Multi-perspective Feedback-attention Coupling Model for Continuous-time Dynamic Graphs
Xiaobo Zhu, Yan Wu, Zhipeng Li, Hailong Su, Jin Che, Zhanheng Chen, Liying Wang
TL;DR
MPFA addresses limitations of prior continuous-time dynamic-graph methods by learning from both evolving and original perspectives, enabling efficient long-term dependency capture with few temporal neighbors. The evolving perspective applies temporal self-attention to aggregate current-state information, while the original perspective uses growth-based feedback attention; the two views are coupled to produce robust node embeddings. Across eight datasets, MPFA achieves state-of-the-art performance on dynamic link prediction and dynamic node classification, as shown by extensive ablations and efficiency analyses.
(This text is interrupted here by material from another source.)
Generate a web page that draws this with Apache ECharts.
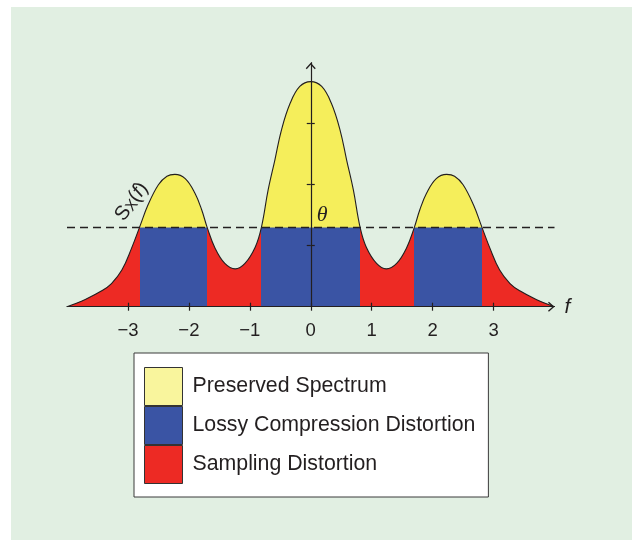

This dual-perspective framework offers a principled and scalable approach for representing continuously evolving graphs with broad applicability to social networks, recommendations, and dynamic knowledge graphs.
Abstract
Recently, representation learning over graph networks has gained popularity, with various models showing promising results. Despite this, several challenges persist: 1) most methods are designed for static or discrete-time dynamic graphs; 2) existing continuous-time dynamic graph algorithms focus on a single evolving perspective; and 3) many continuous-time dynamic graph approaches necessitate numerous temporal neighbors to capture long-term dependencies. In response, this paper introduces the Multi-Perspective Feedback-Attention Coupling (MPFA) model. MPFA incorporates information from both evolving and raw perspectives, efficiently learning the interleaved dynamics of observed processes. The evolving perspective employs temporal self-attention to distinguish continuously evolving temporal neighbors for information aggregation. Through dynamic updates, this perspective can capture long-term dependencies using a small number of temporal neighbors. Meanwhile, the raw perspective utilizes a feedback attention module with growth characteristic coefficients to aggregate raw neighborhood information. Experimental results on a self-organizing dataset and seven public datasets validate the efficacy and competitiveness of our proposed model.